EXERCISE GOAL:
For this exercise, repeat all of the material verbatim apart from its images.

STORED DATA:
::::

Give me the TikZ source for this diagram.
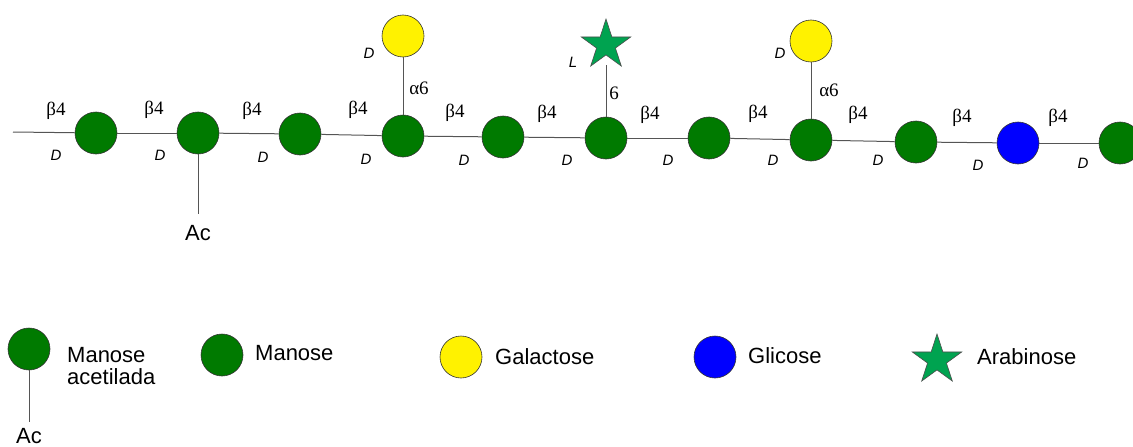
\documentclass[tikz,border=0pt]{standalone}
\usepackage{fontspec}
\setmainfont{Liberation Sans}
\newfontfamily\serifgr{Liberation Serif}
\usetikzlibrary{shapes.geometric}
\definecolor{mangreen}{RGB}{0,122,0}
\definecolor{arabgreen}{RGB}{0,163,80}
\definecolor{linkgray}{RGB}{85,85,85}
\tikzset{
  sugar/.style={circle, draw=black!80, line width=0.6pt, minimum size=42pt, inner sep=0pt},
  man/.style={sugar, fill=mangreen},
  gal/.style={sugar, fill=yellow},
  glc/.style={sugar, fill=blue},
  ara/.style={star, star points=5, star point ratio=2.618, draw=black!70, line width=0.6pt, fill=arabgreen, minimum size=52pt, inner sep=0pt},
  link/.style={draw=linkgray, line width=1pt},
  bond/.style={font=\serifgr\fontsize{19}{19}\selectfont, inner sep=0pt},
  conf/.style={font=\itshape\fontsize{15}{15}\selectfont, inner sep=0pt},
  lbl/.style={font=\fontsize{22}{22}\selectfont, inner sep=0pt},
}
\begin{document}
\begin{tikzpicture}[x=1pt,y=-1pt]
\useasboundingbox (0,0) rectangle (1133,447);
% main chain
\coordinate (start) at (13,132);
\node[man] (c1) at (96,133) {};
\node[man] (c2) at (198,133) {};
\node[man] (c3) at (300,134) {};
\node[man] (c4) at (403,136) {};
\node[man] (c5) at (503,137) {};
\node[man] (c6) at (606,138) {};
\node[man] (c7) at (709,138) {};
\node[man] (c8) at (811,140) {};
\node[man] (c9) at (916,142) {};
\node[glc] (c10) at (1018,143) {};
\node[man] (c11) at (1120,143) {};
\draw[link] (start) -- (c1);
\draw[link] (c1) -- (c2);
\draw[link] (c2) -- (c3);
\draw[link] (c3) -- (c4);
\draw[link] (c4) -- (c5);
\draw[link] (c5) -- (c6);
\draw[link] (c6) -- (c7);
\draw[link] (c7) -- (c8);
\draw[link] (c8) -- (c9);
\draw[link] (c9) -- (c10);
\draw[link] (c10) -- (c11);
% branches
\node[gal] (g1) at (403,36) {};
\node[gal] (g2) at (811,41) {};
\node[ara] (s1) at (606,45) {};
\draw[link] (g1) -- (c4);
\draw[link] (g2) -- (c8);
\draw[link] (s1.center |- 0,65) coordinate (s1b) -- (c6);
\coordinate (acend) at (198,214);
\draw[link] (c2) -- (acend);
\node[lbl] (ac1) at (198,233) {Ac};
% bond labels
\foreach \x/\y in {56/111,154/110,252/111,358/110,455/113,547/114,650/115,758/114,858/115,962/118,1058/118}
  \node[bond] at (\x,\y) {β4};
\foreach \x/\y in {56/155,160/155,263/157,366/159,464/160,567/160,668/160,773/160,878/160,978/165,1083/163}
  \node[conf] at (\x,\y) {D};
\node[bond] (a61) at (419,88) {α6};
\node[bond] (a62) at (829,90) {α6};
\node[bond] (six) at (614,93) {6};
\node[conf] (dg1) at (369,53) {D};
\node[conf] (dg2) at (780,53) {D};
\node[conf] (ll) at (573,62) {L};
% legend
\node[man] (la) at (29,349) {};
\coordinate (laend) at (29,422);
\draw[link] (la) -- (laend);
\node[lbl] (ac2) at (29,436) {Ac};
\node[lbl, anchor=west, align=left] (tla) at (67,366) {Manose\\acetilada};
\node[man] (lm) at (222,355) {};
\node[lbl, anchor=west] (tlm) at (255,353) {Manose};
\node[gal] (lg) at (461,357) {};
\node[lbl, anchor=west] (tlg) at (495,357) {Galactose};
\node[glc] (lc) at (715,357) {};
\node[lbl, anchor=west] (tlc) at (748,356) {Glicose};
\node[ara] (ls) at (937,360) {};
\node[lbl, anchor=west] (tls) at (977,357) {Arabinose};
\end{tikzpicture}
\end{document}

::::

EXERCISE SOLUTION:
Give me the TikZ source for this diagram.
\documentclass[tikz,border=0pt]{standalone}
\usepackage{fontspec}
\setmainfont{Liberation Sans}
\newfontfamily\serifgr{Liberation Serif}
\usetikzlibrary{shapes.geometric}
\definecolor{mangreen}{RGB}{0,122,0}
\definecolor{arabgreen}{RGB}{0,163,80}
\definecolor{linkgray}{RGB}{85,85,85}
\tikzset{
  sugar/.style={circle, draw=black!80, line width=0.6pt, minimum size=42pt, inner sep=0pt},
  man/.style={sugar, fill=mangreen},
  gal/.style={sugar, fill=yellow},
  glc/.style={sugar, fill=blue},
  ara/.style={star, star points=5, star point ratio=2.618, draw=black!70, line width=0.6pt, fill=arabgreen, minimum size=52pt, inner sep=0pt},
  link/.style={draw=linkgray, line width=1pt},
  bond/.style={font=\serifgr\fontsize{19}{19}\selectfont, inner sep=0pt},
  conf/.style={font=\itshape\fontsize{15}{15}\selectfont, inner sep=0pt},
  lbl/.style={font=\fontsize{22}{22}\selectfont, inner sep=0pt},
}
\begin{document}
\begin{tikzpicture}[x=1pt,y=-1pt]
\useasboundingbox (0,0) rectangle (1133,447);
% main chain
\coordinate (start) at (13,132);
\node[man] (c1) at (96,133) {};
\node[man] (c2) at (198,133) {};
\node[man] (c3) at (300,134) {};
\node[man] (c4) at (403,136) {};
\node[man] (c5) at (503,137) {};
\node[man] (c6) at (606,138) {};
\node[man] (c7) at (709,138) {};
\node[man] (c8) at (811,140) {};
\node[man] (c9) at (916,142) {};
\node[glc] (c10) at (1018,143) {};
\node[man] (c11) at (1120,143) {};
\draw[link] (start) -- (c1);
\draw[link] (c1) -- (c2);
\draw[link] (c2) -- (c3);
\draw[link] (c3) -- (c4);
\draw[link] (c4) -- (c5);
\draw[link] (c5) -- (c6);
\draw[link] (c6) -- (c7);
\draw[link] (c7) -- (c8);
\draw[link] (c8) -- (c9);
\draw[link] (c9) -- (c10);
\draw[link] (c10) -- (c11);
% branches
\node[gal] (g1) at (403,36) {};
\node[gal] (g2) at (811,41) {};
\node[ara] (s1) at (606,45) {};
\draw[link] (g1) -- (c4);
\draw[link] (g2) -- (c8);
\draw[link] (s1.center |- 0,65) coordinate (s1b) -- (c6);
\coordinate (acend) at (198,214);
\draw[link] (c2) -- (acend);
\node[lbl] (ac1) at (198,233) {Ac};
% bond labels
\foreach \x/\y in {56/111,154/110,252/111,358/110,455/113,547/114,650/115,758/114,858/115,962/118,1058/118}
  \node[bond] at (\x,\y) {β4};
\foreach \x/\y in {56/155,160/155,263/157,366/159,464/160,567/160,668/160,773/160,878/160,978/165,1083/163}
  \node[conf] at (\x,\y) {D};
\node[bond] (a61) at (419,88) {α6};
\node[bond] (a62) at (829,90) {α6};
\node[bond] (six) at (614,93) {6};
\node[conf] (dg1) at (369,53) {D};
\node[conf] (dg2) at (780,53) {D};
\node[conf] (ll) at (573,62) {L};
% legend
\node[man] (la) at (29,349) {};
\coordinate (laend) at (29,422);
\draw[link] (la) -- (laend);
\node[lbl] (ac2) at (29,436) {Ac};
\node[lbl, anchor=west, align=left] (tla) at (67,366) {Manose\\acetilada};
\node[man] (lm) at (222,355) {};
\node[lbl, anchor=west] (tlm) at (255,353) {Manose};
\node[gal] (lg) at (461,357) {};
\node[lbl, anchor=west] (tlg) at (495,357) {Galactose};
\node[glc] (lc) at (715,357) {};
\node[lbl, anchor=west] (tlc) at (748,356) {Glicose};
\node[ara] (ls) at (937,360) {};
\node[lbl, anchor=west] (tls) at (977,357) {Arabinose};
\end{tikzpicture}
\end{document}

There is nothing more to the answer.